Appeal from the District Court of the Fourth Judicial District, State of Idaho, Ada County. Hon. Cheri C. Copsey, District Judge.
The opinion of the court was delivered by: Lansing, Judge
2012 Unpublished Opinion No. 753
THIS IS AN UNPUBLISHED OPINION AND SHALL NOT BE CITED AS AUTHORITY
Order denying motion to suppress evidence, affirmed.
Sara B. Thomas, State Appellate Public Defender; Erik R. Lehtinen,
Jeffrey Eugene Thies appeals from his criminal convictions of trafficking in methamphetamine, two counts of injury to a child, possession of a controlled substance, possession of drug paraphernalia, and concealment of evidence. Thies asserts that the district court erred in denying his motion to suppress evidence. We affirm.
On the evening of August 11, 2010, a driver made a 911 call to report that he had observed people fighting and yelling in another car while the car was at an intersection, that someone had thrown objects out of the car's window, striking his car, and that a teenaged passenger had jumped out, and then reentered the car. The reporting caller followed the car to a high school parking lot, and at least three law enforcement officers arrived at the school within a few minutes. When the first officer arrived, the two adult occupants from the car, Jeffrey Thies and Patricia Price, were standing in the parking lot, and the two teenaged passengers had already entered the school to attend a class.
The officers placed Thies and Price in handcuffs and began to question them separately. Price explained that she and Thies had been arguing, that she threw candy and a lighter out of the window during the argument, and that her son got out of the car to retrieve the lighter. Both Thies and Price told the officers that their argument did not involve physical violence. Officer Vogt ran a background check on Thies, discovered that his driving privileges had been suspended, and began to question him about driving on a suspended license. While doing so, Officer Vogt noticed that Thies appeared to become nervous when another officer began looking into the windows of Thies's car. Officer Vogt asked for Thies's consent to search the car, which was denied. Officer Vogt called for a narcotics detection unit, at which point Thies was placed in the backseat of Officer Vogt's patrol car. Officer Lindley subsequently arrived with a dog trained to detect the presence of narcotics. The dog alerted on the passenger door of Thies's car. Officers then searched the car and discovered marijuana, methamphetamine, and drug paraphernalia.
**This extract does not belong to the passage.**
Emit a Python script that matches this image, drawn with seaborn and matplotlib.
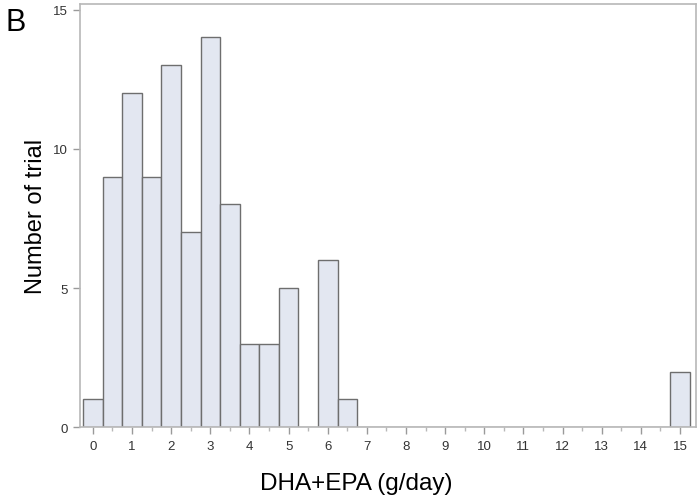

Thies was charged with numerous offenses including possession of marijuana, Idaho Code § 37-2732(c), possession of drug paraphernalia, I.C. § 37-2734A, and trafficking in methamphetamine, I.C. § 37-2732B(a)(4). Thies filed a motion to suppress the evidence found in his car on the ground that the officers unlawfully extended the duration of Thies's detention to allow time for a drug detection dog to arrive. The district court denied the suppression motion, and the case proceeded to a jury trial. Thies was ultimately convicted of multiple criminal offenses. He appeals, asserting that the district court erroneously denied his suppression motion.